Rhetorical Landscapes of Teaching Philosophy Statements: A Genre Analysis
DOI:
https://doi.org/10.3126/sjah.v7i1.75684Keywords:
Genre studies, social action, discourse community, pedagogy, rhetoric, persuasionAbstract
This paper conceptualizes the teaching philosophy statement (TPS) as a genre, examining how composers articulate their envisioned perspectives, styles, views, and commitments of their teaching journey. By analyzing five TPSs written by prospective instructors from five departments of Humanities, the study investigates this genre’s defining features and roles in relation to the writers’ stated positionalities and strategies of pedagogical practices in the university classrooms. The primary texts are sourced from the University of Michigan’s repository. Employing Johnny Saldaña’s pattern coding methodology, the paper critically examines the TPS texts through the lens of genre criticism as advanced by theorists like Carolyn Miller and Charles Bazerman. The analysis explores how TPS constructs a rhetorical structure within the interplay of personal values and the institutional, disciplinary, and social contexts.
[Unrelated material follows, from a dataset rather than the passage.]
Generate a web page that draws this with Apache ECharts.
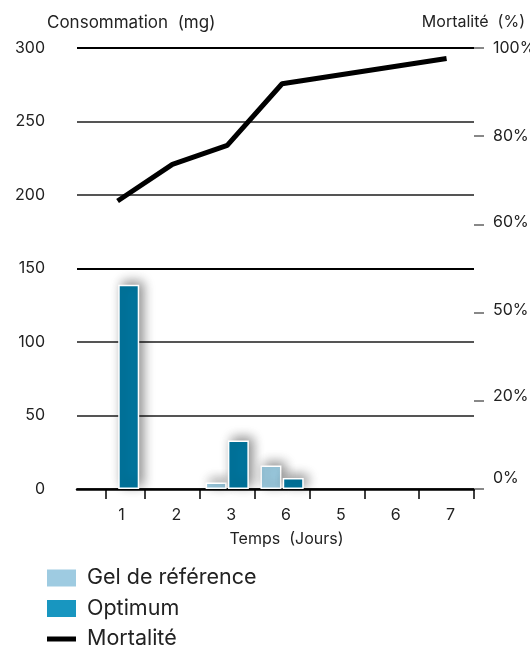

This study underscores the significance of the genre for fostering writers’ rhetorical awareness in navigating transitions from graduate student identities to the roles of adjuncts, lecturers, or tenure-track professors. By illustrating the generic attributes of the selected TPSs, the paper highlights the genre as a tool for the writers to exhibit their professional teaching development and academic identity formation.